§ **TO BE DONE**: Restate, exactly and without pictures, the lines from the start of the listing below through the line holding "0.65, 0.56, 0.49, 0.4, 0.31, 0.19, 0.1, 0.05]".

§ **MATERIAL PROVIDED**:
^^^^

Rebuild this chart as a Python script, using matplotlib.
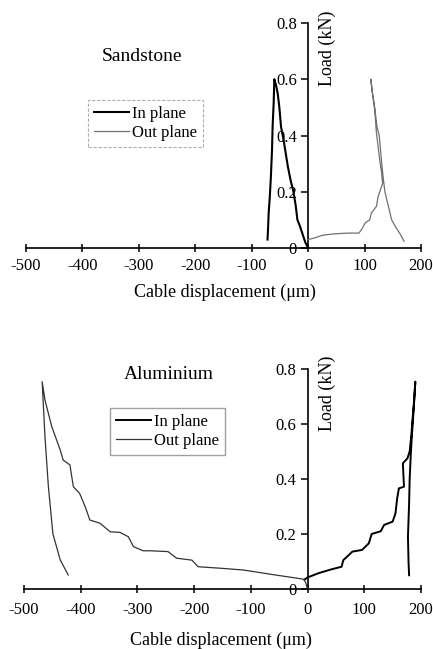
import matplotlib
matplotlib.use("Agg")
import matplotlib.pyplot as plt

plt.rcParams['font.family'] = ['Liberation Serif', 'DejaVu Serif']
plt.rcParams['axes.unicode_minus'] = False

# ---- data ----
x_ticks = [-500, -400, -300, -200, -100, 0, 100, 200]
y_ticks = [0, 0.2, 0.4, 0.6, 0.8]
y_tick_labels = ["0", "0.2", "0.4", "0.6", "0.8"]

sand_in_x = [0, -5, -10, -15, -19, -22, -26, -31, -36, -40, -44, -48, -51, -54, -57, -60,
             -61, -63, -64, -66, -68, -70, -71, -72]
sand_in_y = [0, 0.02, 0.05, 0.08, 0.1, 0.15, 0.2, 0.24, 0.29, 0.34, 0.39, 0.43, 0.5, 0.55, 0.58, 0.6,
             0.52, 0.43, 0.35, 0.254, 0.18, 0.124, 0.07, 0.03]

sand_out_x = [0, 10, 25, 44, 70, 90, 96, 101, 109, 112, 121, 124, 132, 130, 127, 124, 121,
              118, 114, 111, 114, 118, 122, 126, 130, 133, 136, 142, 148, 155, 163, 170]
sand_out_y = [0.03, 0.035, 0.045, 0.05, 0.053, 0.053, 0.07, 0.089, 0.1, 0.124, 0.148, 0.183, 0.23,
              0.27, 0.31, 0.36, 0.41, 0.49, 0.55, 0.6, 0.55, 0.5, 0.43, 0.4, 0.31, 0.25, 0.2, 0.15,
              0.1, 0.075, 0.05, 0.024]

al_in_x = [-5, 0, 20, 43, 60, 63, 73, 79, 96, 108, 113, 129, 135, 150, 155, 158, 161, 170,
           168, 176, 180, 183, 185, 188, 190, 187, 184, 182, 180, 179, 177, 178, 179]
al_in_y = [0.035, 0.042, 0.058, 0.072, 0.081, 0.105, 0.124, 0.136, 0.142, 0.166, 0.2, 0.21,
           0.233, 0.245, 0.275, 0.33, 0.366, 0.372, 0.457, 0.475, 0.5, 0.56, 0.615, 0.69, 0.754,
           0.65, 0.56, 0.49, 0.4, 0.31, 0.19, 0.1, 0.05]

al_out_x = [0, -4, -8, -60, -113, -150, -193, -204, -231, -246, -278, -290, -307, -316, -331,
            -348, -366, -384, -392, -402, -413, -419, -431, -436, -451, -463, -468,
            -463, -457, -449, -436, -422]
al_out_y = [0, 0.027, 0.036, 0.052, 0.069, 0.075, 0.081, 0.105, 0.112, 0.136, 0.139, 0.139,
            0.154, 0.19, 0.206, 0.208, 0.239, 0.251, 0.299, 0.348, 0.372, 0.451, 0.469, 0.505,
            0.59, 0.687, 0.754, 0.553, 0.372, 0.2, 0.105, 0.051]

W, H = 433, 649
fig = plt.figure(figsize=(W / 100, H / 100), dpi=100)


def px_axes(x0, x1, y_bot, y_top):
    return fig.add_axes([x0 / W, 1 - y_bot / H, (x1 - x0) / W, (y_bot - y_top) / H])


def style(ax, xpad):
    ax.set_xlim(-500, 200)
    ax.set_ylim(0, 0.8)
    for s in ['top', 'right']:
        ax.spines[s].set_visible(False)
    ax.spines['left'].set_position(('data', 0))
    ax.spines['left'].set_linewidth(1.2)
    ax.spines['bottom'].set_linewidth(1.2)
    ax.set_xticks(x_ticks)
    ax.set_yticks(y_ticks)
    ax.set_yticklabels(y_tick_labels)
    ax.tick_params(axis='x', direction='inout', length=6, width=1.1, pad=xpad, labelsize=12)
    ax.tick_params(axis='y', direction='out', length=5, width=1.1, pad=3, labelsize=12)
    ax.patch.set_alpha(0)


# ---- top: Sandstone ----
ax1 = px_axes(26, 421, 248, 23)
style(ax1, 4)
ax1.plot(sand_in_x, sand_in_y, color='black', lw=1.5, label='In plane', zorder=3)
ax1.plot(sand_out_x, sand_out_y, color='#707070', lw=0.9, label='Out plane', zorder=3)
ax1.text(0.294, 0.849, 'Sandstone', transform=ax1.transAxes, ha='center', va='center', fontsize=14)
ax1.text(0.762, 0.889, 'Load (kN)', transform=ax1.transAxes, ha='center', va='center',
         rotation=90, fontsize=13)
leg1 = ax1.legend(loc='upper left', bbox_to_anchor=(0.157, 0.658), fontsize=12, frameon=True,
                  fancybox=False, handlelength=2.1, handletextpad=0.2, borderpad=0.35,
                  labelspacing=0.2, borderaxespad=0)
leg1.get_frame().set_edgecolor('#999999')
leg1.get_frame().set_linewidth(0.8)
leg1.get_frame().set_linestyle((0, (3, 1.5)))
fig.text(225 / W, 1 - 292 / H, 'Cable displacement (μm)', ha='center', va='center', fontsize=13)

# ---- bottom: Aluminium ----
ax2 = px_axes(24, 421, 589, 369)
style(ax2, 6)
ax2.plot(al_in_x, al_in_y, color='black', lw=1.4, label='In plane', zorder=3)
ax2.plot(al_out_x, al_out_y, color='#333333', lw=0.9, label='Out plane', zorder=3)
ax2.text(0.365, 0.973, 'Aluminium', transform=ax2.transAxes, ha='center', va='center', fontsize=14)
ax2.text(0.763, 0.891, 'Load (kN)', transform=ax2.transAxes, ha='center', va='center',
         rotation=90, fontsize=13)
leg2 = ax2.legend(loc='upper left', bbox_to_anchor=(0.217, 0.823), fontsize=12, frameon=True,
                  fancybox=False, handlelength=2.1, handletextpad=0.2, borderpad=0.35,
                  labelspacing=0.2, borderaxespad=0)
leg2.get_frame().set_edgecolor('#888888')
leg2.get_frame().set_linewidth(1.0)
fig.text(221 / W, 1 - 640 / H, 'Cable displacement (μm)', ha='center', va='center', fontsize=13)

fig.savefig('out.png', dpi=100)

^^^^

§ **SOLUTION TO THE EXERCISE**:
Rebuild this chart as a Python script, using matplotlib.
import matplotlib
matplotlib.use("Agg")
import matplotlib.pyplot as plt

plt.rcParams['font.family'] = ['Liberation Serif', 'DejaVu Serif']
plt.rcParams['axes.unicode_minus'] = False

# ---- data ----
x_ticks = [-500, -400, -300, -200, -100, 0, 100, 200]
y_ticks = [0, 0.2, 0.4, 0.6, 0.8]
y_tick_labels = ["0", "0.2", "0.4", "0.6", "0.8"]

sand_in_x = [0, -5, -10, -15, -19, -22, -26, -31, -36, -40, -44, -48, -51, -54, -57, -60,
             -61, -63, -64, -66, -68, -70, -71, -72]
sand_in_y = [0, 0.02, 0.05, 0.08, 0.1, 0.15, 0.2, 0.24, 0.29, 0.34, 0.39, 0.43, 0.5, 0.55, 0.58, 0.6,
             0.52, 0.43, 0.35, 0.254, 0.18, 0.124, 0.07, 0.03]

sand_out_x = [0, 10, 25, 44, 70, 90, 96, 101, 109, 112, 121, 124, 132, 130, 127, 124, 121,
              118, 114, 111, 114, 118, 122, 126, 130, 133, 136, 142, 148, 155, 163, 170]
sand_out_y = [0.03, 0.035, 0.045, 0.05, 0.053, 0.053, 0.07, 0.089, 0.1, 0.124, 0.148, 0.183, 0.23,
              0.27, 0.31, 0.36, 0.41, 0.49, 0.55, 0.6, 0.55, 0.5, 0.43, 0.4, 0.31, 0.25, 0.2, 0.15,
              0.1, 0.075, 0.05, 0.024]

al_in_x = [-5, 0, 20, 43, 60, 63, 73, 79, 96, 108, 113, 129, 135, 150, 155, 158, 161, 170,
           168, 176, 180, 183, 185, 188, 190, 187, 184, 182, 180, 179, 177, 178, 179]
al_in_y = [0.035, 0.042, 0.058, 0.072, 0.081, 0.105, 0.124, 0.136, 0.142, 0.166, 0.2, 0.21,
           0.233, 0.245, 0.275, 0.33, 0.366, 0.372, 0.457, 0.475, 0.5, 0.56, 0.615, 0.69, 0.754,
           0.65, 0.56, 0.49, 0.4, 0.31, 0.19, 0.1, 0.05]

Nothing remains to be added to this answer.